Data shown »
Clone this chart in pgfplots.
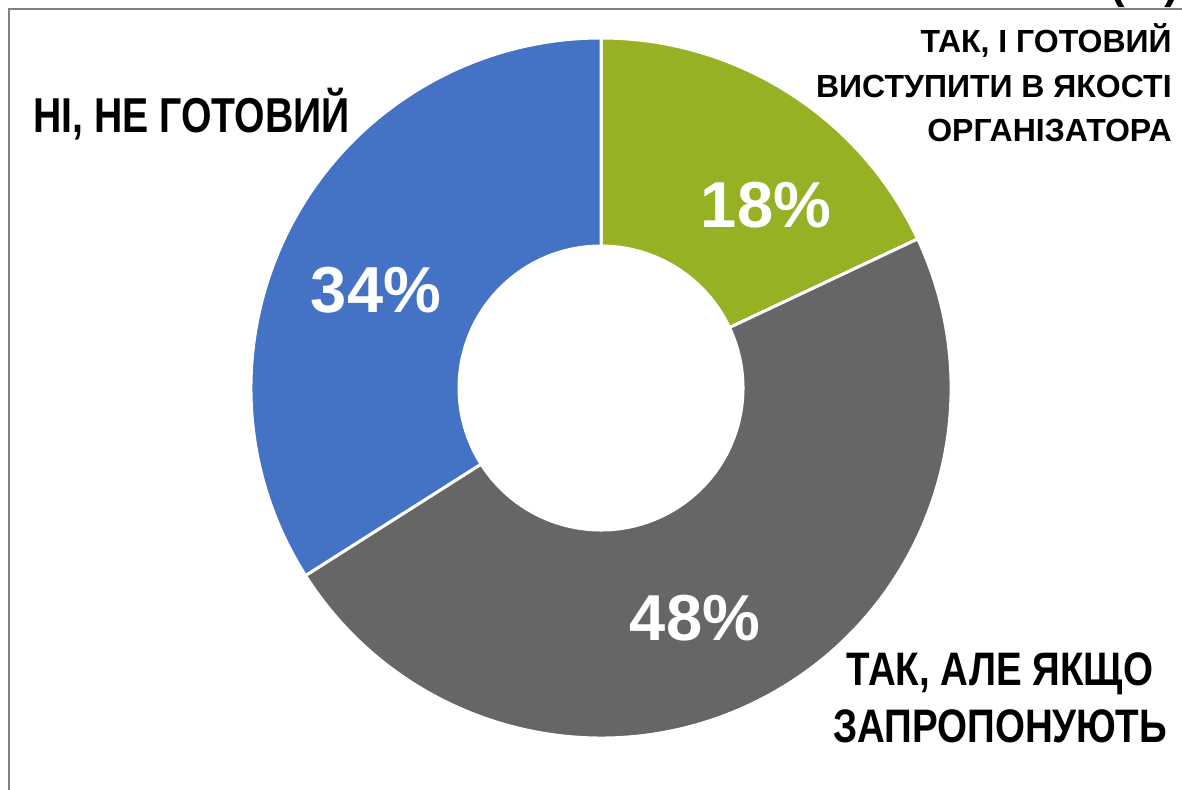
\documentclass[border=0pt]{standalone}
\usepackage{pgfplots}
\usepackage{pgfplotstable}
\pgfplotsset{compat=1.18}
\usepackage{fontspec}
\setmainfont{Liberation Sans}
\newfontfamily\narrowfont{Liberation Sans}[FakeStretch=0.82]
\newfontfamily\narrowerfont{Liberation Sans}[FakeStretch=0.80]

\definecolor{cgreen}{RGB}{150,178,36}
\definecolor{cgray}{RGB}{102,102,102}
\definecolor{cblue}{RGB}{68,114,196}
\definecolor{frame}{RGB}{128,128,128}

% share of answers, clockwise from the top
\pgfplotstableread{
label value col
green 18 cgreen
gray  48 cgray
blue  34 cblue
}\shares

\begin{document}
\begin{tikzpicture}
\begin{axis}[
    width=591pt, height=394.5pt, scale only axis,
    xmin=0, xmax=1182, ymin=0, ymax=789,
    hide axis, clip=false,
]
% frame, cut by the page edge on the right and bottom
\draw[frame, line width=1pt] (axis cs:9,-30) -- (axis cs:9,780) -- (axis cs:1220,780);
\node[anchor=base, inner sep=0pt, font=\bfseries\fontsize{22}{26}\selectfont]
    at (axis cs:1145,790) {(\%)};

% donut slices
\xdef\startang{90}
\pgfplotsinvokeforeach{0,1,2}{
    \pgfplotstablegetelem{#1}{value}\of\shares \let\slval\pgfplotsretval
    \pgfplotstablegetelem{#1}{col}\of\shares \let\slcol\pgfplotsretval
    \pgfmathsetmacro\endang{\startang-3.6*\slval}
    \edef\temp{\noexpand\fill[\slcol, draw=white, line width=1.5pt]
        ([shift={(\startang:175pt)}]axis cs:601,401)
        arc[start angle=\startang, end angle=\endang, radius=175pt]
        -- ([shift={(\endang:71pt)}]axis cs:601,401)
        arc[start angle=\endang, end angle=\startang, radius=71pt] -- cycle;}
    \temp
    \xdef\startang{\endang}
}

% values
\tikzset{pct/.style={anchor=base, text=white, inner sep=0pt,
    font=\bfseries\fontsize{32.5}{36}\selectfont}}
\node[pct] at (axis cs:766,562) {18\%};
\node[pct] at (axis cs:695,149) {48\%};
\node[pct] at (axis cs:376,477) {34\%};

% category names
\tikzset{lab/.style={inner sep=0pt, font=\narrowfont\bfseries\fontsize{23.5}{28}\selectfont}}
\node[lab, anchor=base west, font=\narrowerfont\bfseries\fontsize{24.5}{28}\selectfont] at (axis cs:33,656) {НІ, НЕ ГОТОВИЙ};
\node[lab, anchor=base] at (axis cs:1000,104) {ТАК, АЛЕ ЯКЩО};
\node[lab, anchor=base] at (axis cs:1000,47) {ЗАПРОПОНУЮТЬ};
\tikzset{small/.style={inner sep=0pt, anchor=base east, font=\bfseries\fontsize{16}{19}\selectfont}}
\node[small] at (axis cs:1172,736) {ТАК, І ГОТОВИЙ};
\node[small] at (axis cs:1172,691) {ВИСТУПИТИ В ЯКОСТІ};
\node[small] at (axis cs:1172,647) {ОРГАНІЗАТОРА};
\end{axis}
\pgfresetboundingbox
\useasboundingbox (current axis.south west) rectangle (current axis.north east);
\end{tikzpicture}
\end{document}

Problem »
Quote all the lines above exactly as given. Do not include the pictures.

Exercise answer »
Clone this chart in pgfplots.
\documentclass[border=0pt]{standalone}
\usepackage{pgfplots}
\usepackage{pgfplotstable}
\pgfplotsset{compat=1.18}
\usepackage{fontspec}
\setmainfont{Liberation Sans}
\newfontfamily\narrowfont{Liberation Sans}[FakeStretch=0.82]
\newfontfamily\narrowerfont{Liberation Sans}[FakeStretch=0.80]

\definecolor{cgreen}{RGB}{150,178,36}
\definecolor{cgray}{RGB}{102,102,102}
\definecolor{cblue}{RGB}{68,114,196}
\definecolor{frame}{RGB}{128,128,128}

% share of answers, clockwise from the top
\pgfplotstableread{
label value col
green 18 cgreen
gray  48 cgray
blue  34 cblue
}\shares

\begin{document}
\begin{tikzpicture}
\begin{axis}[
    width=591pt, height=394.5pt, scale only axis,
    xmin=0, xmax=1182, ymin=0, ymax=789,
    hide axis, clip=false,
]
% frame, cut by the page edge on the right and bottom
\draw[frame, line width=1pt] (axis cs:9,-30) -- (axis cs:9,780) -- (axis cs:1220,780);
\node[anchor=base, inner sep=0pt, font=\bfseries\fontsize{22}{26}\selectfont]
    at (axis cs:1145,790) {(\%)};

% donut slices
\xdef\startang{90}
\pgfplotsinvokeforeach{0,1,2}{
    \pgfplotstablegetelem{#1}{value}\of\shares \let\slval\pgfplotsretval
    \pgfplotstablegetelem{#1}{col}\of\shares \let\slcol\pgfplotsretval
    \pgfmathsetmacro\endang{\startang-3.6*\slval}
    \edef\temp{\noexpand\fill[\slcol, draw=white, line width=1.5pt]
        ([shift={(\startang:175pt)}]axis cs:601,401)
        arc[start angle=\startang, end angle=\endang, radius=175pt]
        -- ([shift={(\endang:71pt)}]axis cs:601,401)
        arc[start angle=\endang, end angle=\startang, radius=71pt] -- cycle;}
    \temp
    \xdef\startang{\endang}
}

% values
\tikzset{pct/.style={anchor=base, text=white, inner sep=0pt,
    font=\bfseries\fontsize{32.5}{36}\selectfont}}
\node[pct] at (axis cs:766,562) {18\%};
\node[pct] at (axis cs:695,149) {48\%};
\node[pct] at (axis cs:376,477) {34\%};

% category names
\tikzset{lab/.style={inner sep=0pt, font=\narrowfont\bfseries\fontsize{23.5}{28}\selectfont}}
\node[lab, anchor=base west, font=\narrowerfont\bfseries\fontsize{24.5}{28}\selectfont] at (axis cs:33,656) {НІ, НЕ ГОТОВИЙ};
\node[lab, anchor=base] at (axis cs:1000,104) {ТАК, АЛЕ ЯКЩО};
\node[lab, anchor=base] at (axis cs:1000,47) {ЗАПРОПОНУЮТЬ};
\tikzset{small/.style={inner sep=0pt, anchor=base east, font=\bfseries\fontsize{16}{19}\selectfont}}
\node[small] at (axis cs:1172,736) {ТАК, І ГОТОВИЙ};
\node[small] at (axis cs:1172,691) {ВИСТУПИТИ В ЯКОСТІ};
\node[small] at (axis cs:1172,647) {ОРГАНІЗАТОРА};
\end{axis}
\pgfresetboundingbox
\useasboundingbox (current axis.south west) rectangle (current axis.north east);
\end{tikzpicture}
\end{document}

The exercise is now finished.